1º colocado
CONCURSO DE NATAL 2020
ENTÃO, É NATAL
Oswaldo
U. Lopes
Nos textos dos evangelhos há pouca referência
à noite de Natal. Lucas assim relata o nascimento de Jesus:
“Enquanto lá estavam, completaram-se os dias
para o parto, e ela deu à luz seu filho primogênito, envolveu-o com faixas e
reclinou-o numa manjedoura, porque não havia um lugar para eles na hospedaria.
”
José Antônio leu o pequeno trecho do
Evangelho em plena noite de Natal, de plantão no Hospital das Clínicas, e pensou:
—
Que mulher extraordinária!
Não era obstetra, aliás não gostava
muito dessa especialidade. Era um
eminente cirurgião torácico, dos bons, já fizera e participara de inúmeras operações
cardíacas.
Mas, durante a residência cirúrgica,
tivera seu quinhão de obstetrícia e aquela descrição de uma primogênita que
dera luz seu filho e o envolvera em faixas, reclinando-o numa manjedoura, não
era nada parecido com o que costumava ver. Gritos e por vezes desespero, não
eram incomuns nas parturientes de primeiro filho. Um pouco mais abaixo no mesmo
Livro de Lucas leu:
“Glória a Deus nas alturas e paz na terra aos
homens de boa vontade”
Era noite de Natal e as ocorrências eram
as de sempre, como se os homens de boa vontade estivessem de folga, e os tiros,
atropelamentos e confusões habituais não se importassem muito com a Virgem que
dera luz seu primogênito.
Foi quando ouviu um ruído claro e
alarmante, vindo da entrada. O enfermeiro, empurrava uma maca, transtornado.
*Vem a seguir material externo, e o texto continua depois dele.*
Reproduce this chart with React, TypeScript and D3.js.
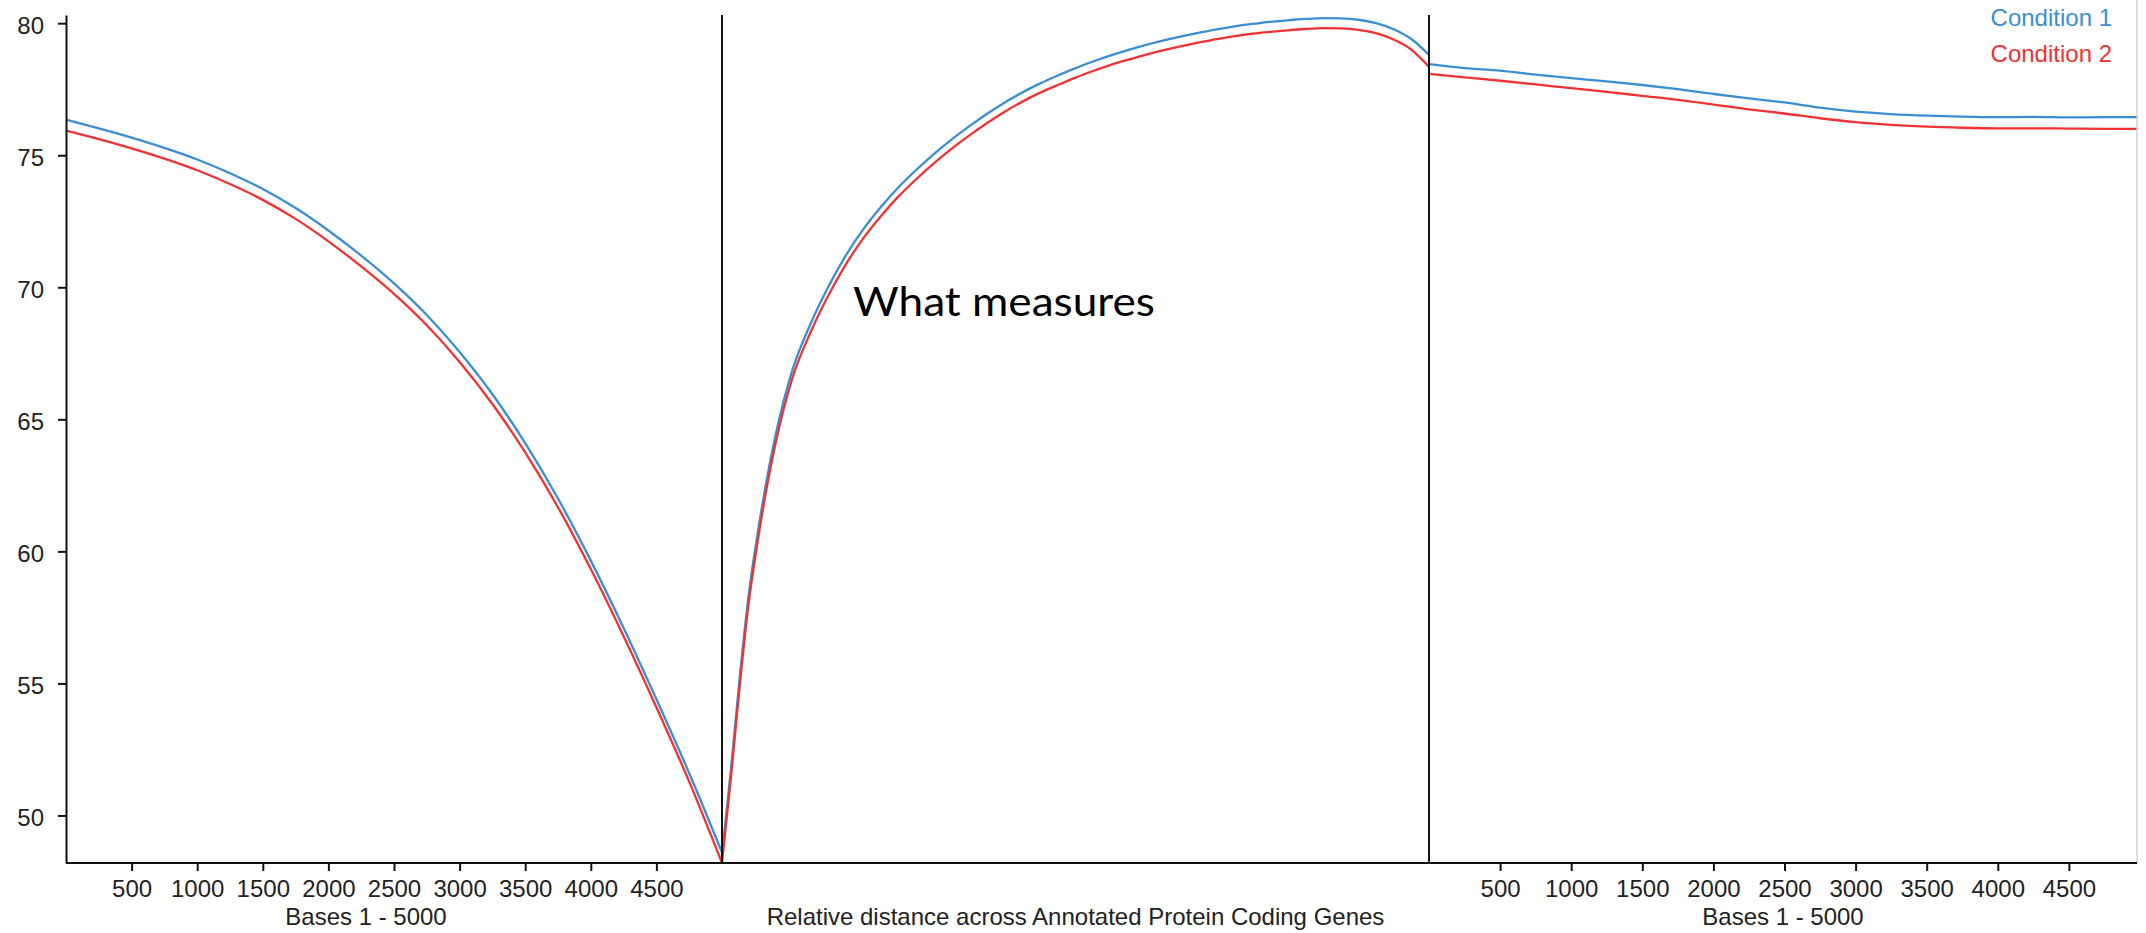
import React, { useEffect, useRef } from 'react';
import * as d3 from 'd3';

// upstream flank, bases 1 - 5000
const leftBases = [0, 250, 500, 750, 1000, 1250, 1500, 1750, 2000, 2250, 2500, 2750, 3000, 3250, 3500, 3750, 4000, 4250, 4500, 4750, 5000];
const leftCond1 = [76.35, 76.02, 75.67, 75.28, 74.84, 74.32, 73.72, 73.0, 72.15, 71.2, 70.15, 68.95, 67.55, 65.95, 64.1, 62.0, 59.65, 57.1, 54.4, 51.6, 48.6];
const leftCond2 = [75.93, 75.61, 75.26, 74.87, 74.43, 73.91, 73.31, 72.59, 71.74, 70.79, 69.75, 68.56, 67.17, 65.58, 63.75, 61.67, 59.33, 56.79, 54.1, 51.28, 48.2];

// gene body, relative distance (%)
const midPct = [0, 1.25, 2.5, 3.75, 5, 6.25, 7.5, 10, 12.5, 15, 17.5, 20, 22.5, 25, 27.5, 30, 32.5, 35, 37.5, 40, 42.5, 45, 47.5, 50, 52.5, 55, 57.5, 60, 62.5, 65, 67.5, 70, 72.5, 75, 77.5, 80, 82.5, 85, 87.5, 90, 92.5, 95, 97.5, 100];
const midCond1 = [48.5, 51.7, 55.2, 58.3, 60.6, 62.6, 64.3, 66.9, 68.6, 70.0, 71.2, 72.2, 73.05, 73.8, 74.45, 75.05, 75.6, 76.1, 76.57, 77.0, 77.38, 77.72, 78.02, 78.3, 78.55, 78.78, 78.99, 79.18, 79.35, 79.5, 79.64, 79.77, 79.88, 79.97, 80.05, 80.11, 80.16, 80.19, 80.18, 80.13, 80.0, 79.77, 79.4, 78.8];
const midCond2 = [48.2, 51.4, 54.9, 58.0, 60.3, 62.3, 64.0, 66.6, 68.28, 69.67, 70.86, 71.86, 72.7, 73.45, 74.1, 74.7, 75.25, 75.75, 76.22, 76.65, 77.03, 77.37, 77.66, 77.94, 78.19, 78.42, 78.62, 78.81, 78.98, 79.13, 79.27, 79.4, 79.51, 79.6, 79.67, 79.73, 79.78, 79.81, 79.8, 79.75, 79.62, 79.38, 79.0, 78.35];

// downstream flank, bases 1 - 5000
const rightBases = [0, 250, 500, 750, 1000, 1250, 1500, 1750, 2000, 2250, 2500, 2750, 3000, 3250, 3500, 3750, 4000, 4250, 4500, 4750, 4975];
const rightCond1 = [78.45, 78.3, 78.2, 78.05, 77.92, 77.8, 77.66, 77.5, 77.32, 77.15, 77.0, 76.8, 76.65, 76.56, 76.5, 76.46, 76.44, 76.45, 76.43, 76.44, 76.44];
const rightCond2 = [78.08, 77.95, 77.82, 77.68, 77.54, 77.4, 77.25, 77.1, 76.92, 76.74, 76.58, 76.4, 76.25, 76.15, 76.08, 76.04, 76.02, 76.02, 76.01, 76.0, 76.0];

const yTicks = [50, 55, 60, 65, 70, 75, 80];
const baseTicks = [500, 1000, 1500, 2000, 2500, 3000, 3500, 4000, 4500];
const seriesNames = ['Condition 1', 'Condition 2'];
const seriesColors = ['#3c8ed2', '#f03232'];

const width = 2146;
const height = 933;

export default function App() {
  const svgRef = useRef<SVGSVGElement>(null);

  useEffect(() => {
    const svg = d3.select(svgRef.current);
    svg.selectAll('*').remove();

    const font = '"Liberation Sans", Arial, sans-serif';
    const plotTop = 15;
    const plotBottom = 863;
    const plotRight = 2137;

    const y = d3.scaleLinear().domain([48.2, 80.31]).range([plotBottom, plotTop]);
    const xLeft = d3.scaleLinear().domain([0, 5000]).range([66, 722]);
    const xMid = d3.scaleLinear().domain([0, 100]).range([722, 1429]);
    const xRight = d3.scaleLinear().domain([0, 5000]).range([1429, 2140]);

    // light frame on the right edge
    svg.append('line')
      .attr('x1', plotRight).attr('x2', plotRight)
      .attr('y1', 0).attr('y2', plotBottom)
      .attr('stroke', '#dcdcdc').attr('stroke-width', 2);

    // curves
    const panels = [
      { x: xLeft, keys: leftBases, vals: [leftCond1, leftCond2] },
      { x: xMid, keys: midPct, vals: [midCond1, midCond2] },
      { x: xRight, keys: rightBases, vals: [rightCond1, rightCond2] },
    ];

    panels.forEach((p) => {
      p.vals.forEach((vals, si) => {
        const line = d3.line<number>()
          .x((_, i) => p.x(p.keys[i]))
          .y((d) => y(d))
          .curve(d3.curveMonotoneX);
        svg.append('path')
          .datum(vals)
          .attr('fill', 'none')
          .attr('stroke', seriesColors[si])
          .attr('stroke-width', 2.3)
          .attr('d', line);
      });
    });

    // dividers between flanks and gene body
    [xMid(0), xMid(100)].forEach((xv) => {
      svg.append('line')
        .attr('x1', xv).attr('x2', xv)
        .attr('y1', plotTop).attr('y2', plotBottom)
        .attr('stroke', '#111').attr('stroke-width', 2);
    });

    // y axis
    const yAxis = svg.append('g')
      .attr('transform', `translate(${xLeft(0)},0)`)
      .call(d3.axisLeft(y).tickValues(yTicks).tickSize(8).tickSizeOuter(0).tickPadding(14));

    // bottom axes
    const fmt = d3.format('d');
    const leftAxis = svg.append('g')
      .attr('transform', `translate(0,${plotBottom})`)
      .call(d3.axisBottom(xLeft).tickValues(baseTicks).tickFormat(fmt).tickSize(8).tickSizeOuter(0).tickPadding(9));
    const rightAxis = svg.append('g')
      .attr('transform', `translate(0,${plotBottom})`)
      .call(d3.axisBottom(xRight).tickValues(baseTicks).tickFormat(fmt).tickSize(8).tickSizeOuter(0).tickPadding(9));

    [leftAxis, rightAxis].forEach((g) => g.select('.domain').remove());

    svg.append('line')
      .attr('x1', xLeft(0)).attr('x2', plotRight)
      .attr('y1', plotBottom).attr('y2', plotBottom)
      .attr('stroke', '#111').attr('stroke-width', 2);

    [yAxis, leftAxis, rightAxis].forEach((g) => {
      g.selectAll('path, line').attr('stroke', '#111').attr('stroke-width', 2);
      g.selectAll('text')
        .attr('font-family', font)
        .attr('font-size', 24)
        .attr('fill', '#222');
    });
    yAxis.selectAll('text').attr('dy', '0.42em');

    // axis titles
    const titles = [
      { x: 366, text: 'Bases 1 - 5000' },
      { x: (xMid(0) + xMid(100)) / 2, text: 'Relative distance across Annotated Protein Coding Genes' },
      { x: (xRight(0) + plotRight) / 2, text: 'Bases 1 - 5000' },
    ];
    svg.selectAll('.x-title')
      .data(titles)
      .enter()
      .append('text')
      .attr('class', 'x-title')
      .attr('x', (d) => d.x)
      .attr('y', 925)
      .attr('text-anchor', 'middle')
      .attr('font-family', font)
      .attr('font-size', 24)
      .attr('fill', '#222')
      .text((d) => d.text);

    // legend, top right
    svg.selectAll('.legend')
      .data(seriesNames)
      .enter()
      .append('text')
      .attr('class', 'legend')
      .attr('x', 2112)
      .attr('y', (_, i) => 26 + i * 36)
      .attr('text-anchor', 'end')
      .attr('font-family', font)
      .attr('font-size', 24)
      .attr('fill', (_, i) => seriesColors[i])
      .text((d) => d);

    // annotation
    svg.append('text')
      .attr('x', 853)
      .attr('y', 316)
      .attr('font-family', 'Lato, "Open Sans", sans-serif')
      .attr('font-size', 40)
      .attr('textLength', 302)
      .attr('lengthAdjust', 'spacingAndGlyphs')
      .attr('fill', '#000')
      .text('What measures');
  }, []);

  return (
    <svg
      ref={svgRef}
      width={width}
      height={height}
      style={{ position: 'absolute', left: 0, top: 0, background: '#fff' }}
    />
  );
}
História simples. Teresa, jovem, recém-casada e grávida estava no supermercado
do bairro, quando começou a confusão e vários tiros foram disparados. Caso
grave, estava com pressão baixa. Tentou acalmá-la:
— D.
Teresa vamos ter que operá-la, a bala furou o abdômen e vamos ter que abrir
para ver os estragos.
— E
o meu bebê? Perguntou ela.
Começou a gostar dela, “e o meu bebê”,
fora o primeiro pensamento.
—
Faremos o possível e o impossível para salvá-lo.
Sabia
que as chances não eram grandes, queda de pressão, laparotomia, tudo conspirava
contra aquele feto.
Noite de Natal, resolveu no rugir de sua
agnosticidade, apelar para aquela mulher jovem que numa noite igual a essa dera
luz seu primogênito.
Operou, ajudado pelo residente, com toda
tranquilidade de que foi capaz. A hemorragia era brava, veia porta pega de
raspão, uma alça intestinal perfurada, hematoma lombar posterior. Conseguiu
resolver tudo e ela continuava bem, saira do choque e respirava ainda com a
ajuda dos aparelhos, mas já estava acordando. Delicadamente, levou a mão ao útero
no abdômen inferior e percebeu-o grande e pulsando. Tirou a mão e rezou mais
uma vez.
Acompanhou-a carinhosamente. Que força
interior, não se queixava nem reclamava. Teve uma recuperação como ele nunca vira,
e alta tranquila com seu bebê intacto, e com uma cara ótima.
Quando ela foi embora ele pensou... É, Maria
era forte e destemida, mas não era a única. Aqui estava Teresa, primigesta e decidida.
Agradeceu à Maria com seu restinho de fé pelo milagre de salvar Teresa e, pelo
fato de existirem tantas Marias neste mundo, dando Graças a Deus.